Rows from a dataset of charts and code:
******************************
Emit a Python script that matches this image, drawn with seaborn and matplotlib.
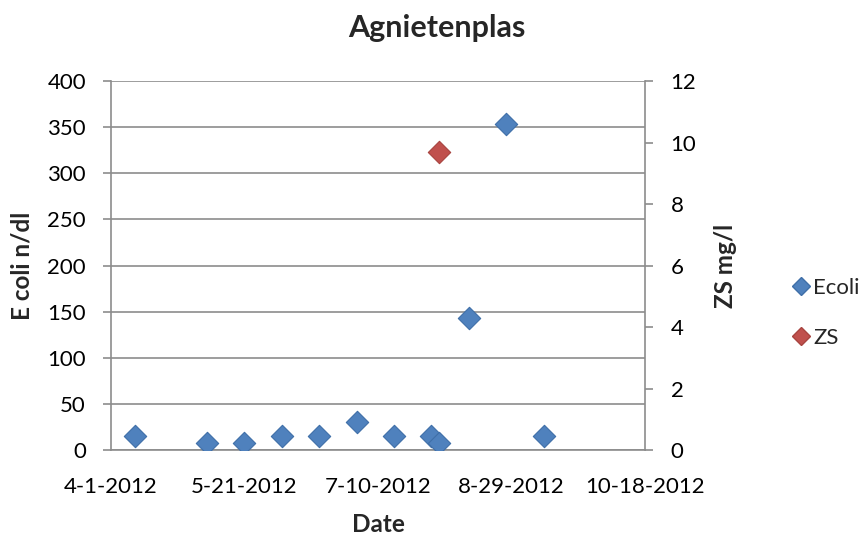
import matplotlib
matplotlib.use("Agg")
import matplotlib.pyplot as plt
import matplotlib.dates as mdates
from matplotlib.lines import Line2D
import seaborn as sns
import pandas as pd

# Sampling dates and measurements
ecoli_dates = ["2012-04-10", "2012-05-07", "2012-05-21", "2012-06-04", "2012-06-18",
               "2012-07-02", "2012-07-16", "2012-07-30", "2012-08-02", "2012-08-13",
               "2012-08-27", "2012-09-10"]
ecoli_values = [15, 8, 8, 15, 15, 30, 15, 15, 8, 143, 353, 15]
zs_dates = ["2012-08-02"]
zs_values = [9.7]

x_tick_dates = ["2012-04-01", "2012-05-21", "2012-07-10", "2012-08-29", "2012-10-18"]
left_ticks = [0, 50, 100, 150, 200, 250, 300, 350, 400]
right_ticks = [0, 2, 4, 6, 8, 10, 12]

ecoli_df = pd.DataFrame({"date": pd.to_datetime(ecoli_dates), "value": ecoli_values})
zs_df = pd.DataFrame({"date": pd.to_datetime(zs_dates), "value": zs_values})

sns.set_style("white")
plt.rcParams["font.family"] = ["Lato", "DejaVu Sans"]

blue = "#4F81BD"
blue_edge = "#3F6FA8"
red = "#C0504D"
red_edge = "#A84440"
gray = "#8C8C8C"
tick_fs = 16
label_fs = 17.5

fig = plt.figure(figsize=(8.67, 5.36), dpi=100)
ax = fig.add_axes([0.1280, 0.1604, 0.6159, 0.6884])

sns.scatterplot(data=ecoli_df, x="date", y="value", ax=ax, marker="D", s=130,
                color=blue, edgecolor=blue_edge, linewidth=0.8, zorder=3, legend=False)

ax2 = ax.twinx()
sns.scatterplot(data=zs_df, x="date", y="value", ax=ax2, marker="D", s=130,
                color=red, edgecolor=red_edge, linewidth=0.8, zorder=3, legend=False)

xt = pd.to_datetime(x_tick_dates)
ax.set_xlim(xt[0], xt[-1])
ax.set_xticks(xt)
ax.xaxis.set_major_formatter(plt.FuncFormatter(
    lambda v, p: (lambda d: f"{d.month}-{d.day}-{d.year}")(mdates.num2date(v))))

ax.set_ylim(0, 400)
ax.set_yticks(left_ticks)
ax2.set_ylim(0, 12)
ax2.set_yticks(right_ticks)

ax.yaxis.grid(True, color=gray, linewidth=1.2)
ax.xaxis.grid(False)
ax.set_axisbelow(True)

for a in (ax, ax2):
    a.spines["top"].set_visible(False)
    a.tick_params(axis="both", direction="out", length=6, width=1.2, color=gray,
                  labelsize=tick_fs, labelcolor="black")
ax.spines["right"].set_visible(False)
for side in ("left", "bottom"):
    ax.spines[side].set_color(gray)
    ax.spines[side].set_linewidth(1.2)
ax2.spines["left"].set_visible(False)
ax2.spines["bottom"].set_visible(False)
ax2.spines["right"].set_color(gray)
ax2.spines["right"].set_linewidth(1.2)
ax.tick_params(axis="x", pad=13.5)
ax.tick_params(axis="y", pad=12)
ax2.tick_params(axis="y", pad=12.5)

ax.set_xlabel("Date", fontsize=label_fs, fontweight="bold")
ax.xaxis.label.set_va("center")
ax.xaxis.set_label_coords(0.5, -0.203)

ax.set_ylabel("E coli n/dl", fontsize=label_fs, fontweight="bold")
ax.yaxis.label.set_va("center")
ax.yaxis.set_label_coords(-0.167, 0.5)

ax2.set_ylabel("ZS mg/l", fontsize=label_fs, fontweight="bold", rotation=90)
ax2.yaxis.label.set_va("center")
ax2.yaxis.set_label_coords(1.150, 0.5)

fig.text(0.504, 0.947, "Agnietenplas", ha="center", va="center",
         fontsize=22, fontweight="bold")

handles = [
    Line2D([], [], marker="D", linestyle="none", markersize=9, color=blue,
           markeredgecolor=blue_edge, label="Ecoli"),
    Line2D([], [], marker="D", linestyle="none", markersize=9, color=red,
           markeredgecolor=red_edge, label="ZS"),
]
fig.legend(handles=handles, loc="upper left", bbox_to_anchor=(0.911, 0.482),
           frameon=False, fontsize=tick_fs, handletextpad=0.05, labelspacing=1.35,
           handlelength=1.0, borderaxespad=0, borderpad=0)

fig.savefig("out.png", dpi=100)
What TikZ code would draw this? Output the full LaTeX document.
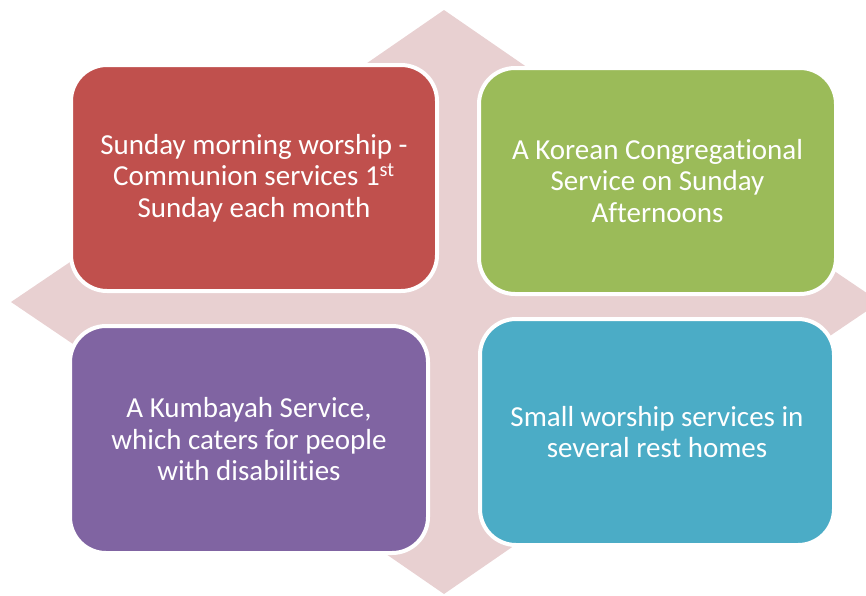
\documentclass[tikz,border=0pt]{standalone}
\usepackage{fontspec}
\setmainfont{Carlito}[Ligatures=NoCommon]
\definecolor{crosspink}{HTML}{E8D0D1}
\definecolor{boxred}{HTML}{C0504D}
\definecolor{boxgreen}{HTML}{9BBB59}
\definecolor{boxpurple}{HTML}{8064A2}
\definecolor{boxblue}{HTML}{4BACC6}
\begin{document}
\begin{tikzpicture}[x=1pt,y=-1pt,
  card/.style={rectangle, rounded corners=36pt, draw=white, line width=4pt,
    text=white, align=center, font=\fontsize{29}{31.5}\selectfont,
    inner sep=0pt}]
\useasboundingbox (0,0) rectangle (866,595);
\clip (0,0) rectangle (866,595);
% four-way arrow
\fill[crosspink] (444,10) -- (589,110) -- (504,110) -- (504,257) -- (750,257) -- (750,214)
  -- (880,302) -- (750,390) -- (750,347) -- (504,347) -- (504,494) -- (589,494)
  -- (444,594) -- (299,494) -- (384,494) -- (384,347) -- (141,347) -- (141,390)
  -- (11,302) -- (141,214) -- (141,257) -- (384,257) -- (384,110) -- (299,110) -- cycle;
% boxes
\node[card, fill=boxred, minimum width=366pt, minimum height=226pt] (red) at (254,178)
  {Sunday morning worship -\\Communion services 1\textsuperscript{st}\\Sunday each month};
\node[card, fill=boxgreen, minimum width=357pt, minimum height=226pt] (green) at (657.5,181)
  {A Korean Congregational\\Service on Sunday\\Afternoons};
\node[card, fill=boxpurple, minimum width=358pt, minimum height=227pt] (purple) at (249,439.5)
  {A Kumbayah Service,\\which caters for people\\with disabilities};
\node[card, fill=boxblue, minimum width=354pt, minimum height=226pt] (blue) at (657,432)
  {Small worship services in\\several rest homes};
\end{tikzpicture}
\end{document}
******************************
Direction :: Take the material above from its first line through the line holding "ax.set_axisbelow(True)" and set it down exactly, without the pictures.

Result of the exercise ::
Emit a Python script that matches this image, drawn with seaborn and matplotlib.
import matplotlib
matplotlib.use("Agg")
import matplotlib.pyplot as plt
import matplotlib.dates as mdates
from matplotlib.lines import Line2D
import seaborn as sns
import pandas as pd

# Sampling dates and measurements
ecoli_dates = ["2012-04-10", "2012-05-07", "2012-05-21", "2012-06-04", "2012-06-18",
               "2012-07-02", "2012-07-16", "2012-07-30", "2012-08-02", "2012-08-13",
               "2012-08-27", "2012-09-10"]
ecoli_values = [15, 8, 8, 15, 15, 30, 15, 15, 8, 143, 353, 15]
zs_dates = ["2012-08-02"]
zs_values = [9.7]

x_tick_dates = ["2012-04-01", "2012-05-21", "2012-07-10", "2012-08-29", "2012-10-18"]
left_ticks = [0, 50, 100, 150, 200, 250, 300, 350, 400]
right_ticks = [0, 2, 4, 6, 8, 10, 12]

ecoli_df = pd.DataFrame({"date": pd.to_datetime(ecoli_dates), "value": ecoli_values})
zs_df = pd.DataFrame({"date": pd.to_datetime(zs_dates), "value": zs_values})

sns.set_style("white")
plt.rcParams["font.family"] = ["Lato", "DejaVu Sans"]

blue = "#4F81BD"
blue_edge = "#3F6FA8"
red = "#C0504D"
red_edge = "#A84440"
gray = "#8C8C8C"
tick_fs = 16
label_fs = 17.5

fig = plt.figure(figsize=(8.67, 5.36), dpi=100)
ax = fig.add_axes([0.1280, 0.1604, 0.6159, 0.6884])

sns.scatterplot(data=ecoli_df, x="date", y="value", ax=ax, marker="D", s=130,
                color=blue, edgecolor=blue_edge, linewidth=0.8, zorder=3, legend=False)

ax2 = ax.twinx()
sns.scatterplot(data=zs_df, x="date", y="value", ax=ax2, marker="D", s=130,
                color=red, edgecolor=red_edge, linewidth=0.8, zorder=3, legend=False)

xt = pd.to_datetime(x_tick_dates)
ax.set_xlim(xt[0], xt[-1])
ax.set_xticks(xt)
ax.xaxis.set_major_formatter(plt.FuncFormatter(
    lambda v, p: (lambda d: f"{d.month}-{d.day}-{d.year}")(mdates.num2date(v))))

ax.set_ylim(0, 400)
ax.set_yticks(left_ticks)
ax2.set_ylim(0, 12)
ax2.set_yticks(right_ticks)

ax.yaxis.grid(True, color=gray, linewidth=1.2)
ax.xaxis.grid(False)
ax.set_axisbelow(True)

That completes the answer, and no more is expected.